Presidential Candidate Mitt Romney has been accused recently of changing his position on immigration. Closer inspection reveals, however, that Romney has held a consistent position.
When asked on Fox News' “Special Report” Tuesday, if he has changed his position on immigration, Romney replied, “No, my view is that those people who are here illegally today should have the opportunity to register, to have their status identified, and those individuals should get in line with everyone else that is in line legally.
“They should not be placed ahead of the line. Instead, they should be placed at the back of the line, and they should not be allowed to stay in this country and be given permanent residency or citizenship merely because you've come here illegally.”

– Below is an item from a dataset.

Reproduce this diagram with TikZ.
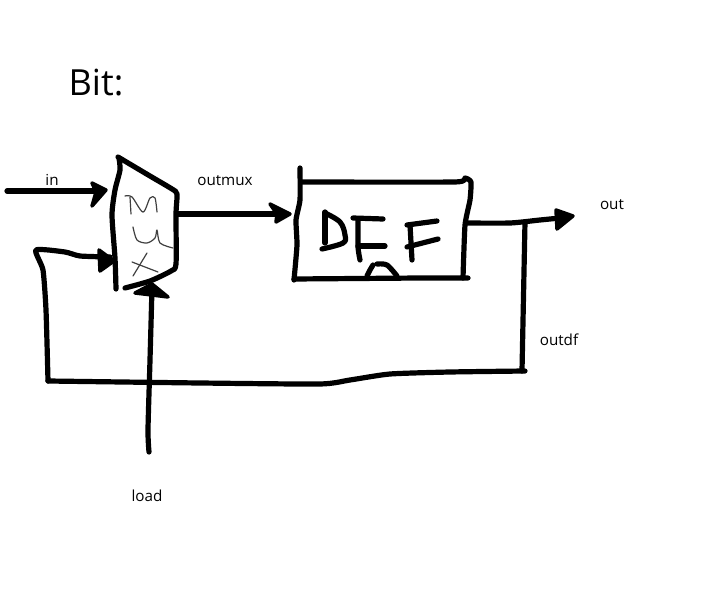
\documentclass[tikz,border=0pt]{standalone}
\usepackage{fontspec}
\setmainfont{Open Sans}
\tikzset{
  ink/.style={line width=5.2pt,line cap=round,line join=round,black},
  thinink/.style={line width=1.2pt,line cap=round,line join=round,black!75},
  headfill/.style={fill=black,draw=black,line width=3.5pt,line join=round},
  lbl/.style={font=\fontsize{15.2}{17}\selectfont,text=black,inner sep=0pt}
}
\begin{document}
\begin{tikzpicture}[x=1pt,y=-1pt]
\useasboundingbox (0,0) rectangle (710,599);
\fill[white] (0,0) rectangle (710,599);
% labels
\node[inner sep=0pt,font=\fontsize{36}{40}\selectfont] (title) at (96,83) {Bit:};
\node[lbl] (lin) at (52,180) {in};
\node[lbl] (loutmux) at (225,181) {outmux};
\node[lbl] (lout) at (612,205) {out};
\node[lbl] (loutdf) at (559,340) {outdf};
\node[lbl] (lload) at (147,496) {load};
% connector ends
\coordinate (inS) at (7,191);
\coordinate (inE) at (103,191);
\coordinate (muxOut) at (177,214);
\coordinate (dffIn) at (287,214);
\coordinate (fbE) at (110,257);
\coordinate (loadS) at (149,452);
\coordinate (loadE) at (152,288);
\coordinate (dffOut) at (467,223);
\coordinate (outE) at (570,217);
\coordinate (tap) at (525,222);
% mux
\draw[ink] plot[smooth,tension=.4] coordinates {(118,157) (150,176) (172,189) (177,194) (176,214) (176,264) (171,271) (150,281) (125,288)};
\draw[ink] plot[smooth,tension=.4] coordinates {(119,158) (120,170) (115,190) (112,215) (115,258) (116,289)};
% mux letters
\draw[thinink] plot[smooth,tension=.5] coordinates {(125,196) (132,197) (143,212) (150,198) (155,198) (157,212)};
\draw[thinink] (130,197) -- (131,214);
\draw[thinink] plot[smooth,tension=.5] coordinates {(133,227) (137,240) (147,243) (155,238) (157,230) (160,243) (173,248)};
\draw[thinink] (147,253) -- (133,276);
\draw[thinink] (132,262) -- (158,272);
% dff
\draw[ink] plot[smooth,tension=.3] coordinates {(300,168) (300,200) (296,220) (297,245) (294,280)};
\draw[ink] plot[smooth,tension=.3] coordinates {(301,182) (455,182) (465,178) (471,182) (470,200) (465,225) (463,278)};
\draw[ink] (294,279) -- (420,278) -- (468,278);
% D F F letters
\draw[ink] (325,212) -- (325,243);
\draw[ink] plot[smooth,tension=.6] coordinates {(325,213) (340,222) (345,235) (343,243) (322,249)};
\draw[ink] (353,218) -- (383,219);
\draw[ink] plot[smooth,tension=.4] coordinates {(358,220) (358,247) (360,260)};
\draw[ink] (358,246) -- (385,246);
\draw[ink] (407,225) -- (437,221);
\draw[ink] (410,225) -- (412,260);
\draw[ink] (407,247) -- (438,239);
\draw[ink] plot[smooth,tension=.5] coordinates {(367,276) (370,270) (373,265)};
\draw[ink] plot[smooth,tension=.5] coordinates {(377,264) (387,265) (397,276)};
% connectors
\draw[ink] (inS) -- (inE);
\draw[headfill] (92,183) -- (106,190) -- (92,206) -- (96,192) -- cycle;
\draw[ink] (muxOut) -- (dffIn);
\draw[headfill] (270,204) -- (290,214) -- (276,222) -- (277,214) -- cycle;
\draw[ink] plot[smooth,tension=.35] coordinates {(fbE) (80,256) (65,252) (36,250) (43,270) (46,310) (48,381)};
\draw[headfill] (99,250) -- (114,261) -- (100,271) -- cycle;
\draw[ink] plot[smooth,tension=.35] coordinates {(48,381) (200,383) (320,384) (350,380) (390,374) (450,372) (525,371)};
\draw[ink] (522,371) -- (tap);
\draw[ink] plot[smooth,tension=.4] coordinates {(loadS) (148,430) (150,360) (loadE)};
\draw[headfill] (135,293) -- (152,284) -- (168,297) -- (152,295) -- cycle;
\draw[ink] plot[smooth,tension=.4] coordinates {(dffOut) (510,223) (540,220) (outE)};
\draw[headfill] (556,210) -- (573,216) -- (557,229) -- cycle;
\end{tikzpicture}
\end{document}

The former Massachusetts governor recently criticized rival Newt Gingrich's stand on immigration, arguing that Gingrich supports amnesty for immigrants who have been living in the country without proper documentation.
Former Speaker of the House Gingrich said he supported a type of legal status for some illegal immigrants. “If you've been here 25 years and you got three kids, two grandkids, you've been paying taxes, obeying the law, you belong to a local church, I don't think we're going to separate you from your family, uproot you forcefully and kick you out,” Gingrich said at a Nov. 22 debate.
Romney explained his position in the same debate, saying, “The principle is we're not going to have an amnesty system that says the people who come here illegally get to stay for the rest of their life in this country legally.”
Since that debate, many news organizations have reported that Romney used to be for amnesty for illegal immigrants, and is now opposed. The Gingrich campaign noted on its twitter feed that, in a 2007 interview on NBC's “Meet the Press,” Romney said, “Those people who've come here illegally and are in this country, the 12 million or so who are here illegally, should be able to sign up for permanent residency or citizenship.”
“Meet the Press” also played that clip in its Nov. 27, 2011 episode. “This is why we keep the tape,” host David Gregory joked.
The Romney campaign contacted “Meet the Press” this week to complain that the clip from Romney's 2007 interview was taken out of context. In response, “Meet the Press” put the video and transcript of the entire video on its website.
Inspection of Romney's full remarks in the 2007 “Meet the Press” interview reveals that the Romney campaign is correct. Romney's position on immigration has not changed.
“Meet the Press” admitted Monday it made a mistake by not airing the full context of Romney's remarks on immigration, saying, “Yesterday we aired a clip from an hour-long interview that candidate Mitt Romney did in 2007 on 'Meet the Press,' during his first run for the Republican nomination, which has been referenced in other media outlets and used by his political opponents. Upon reflection, we should have aired his complete answer or noted that he went on to say that people here illegally 'should not be given a special pathway' so that viewers could have a better understanding of his position on this complex issue.”
In that 2007 “Meet the Press” interview, Romney also said, “My own view is consistent ... that those people who had come here illegally and are in this country – the 12 million or so that are here illegally – should be able to stay sign up for permanent residency or citizenship, but they should not be given a special pathway, a special guarantee that all of them get to say here for the rest of their lives merely by virtue of having come here illegally.”
That statement is consistent with what Romney has said in recent debates and interviews on the topic.
Romney's older and more recent statements on immigration show he clearly wants illegal immigrants to not be denied access to citizenship and wants them to apply for citizenship, if they wish to remain in the country. But, he also thinks they should not be given a privileged status in the application process.
Immigration is an issue that divides the Republican Party. Some in the party are sharply opposed to efforts that would provide a path to citizenship for illegal immigrants. Others want more immigration and a simplified path to citizenship for immigrants who are already here illegally. Given this split, Romney, understandably, continues to parse his words carefully on this topic.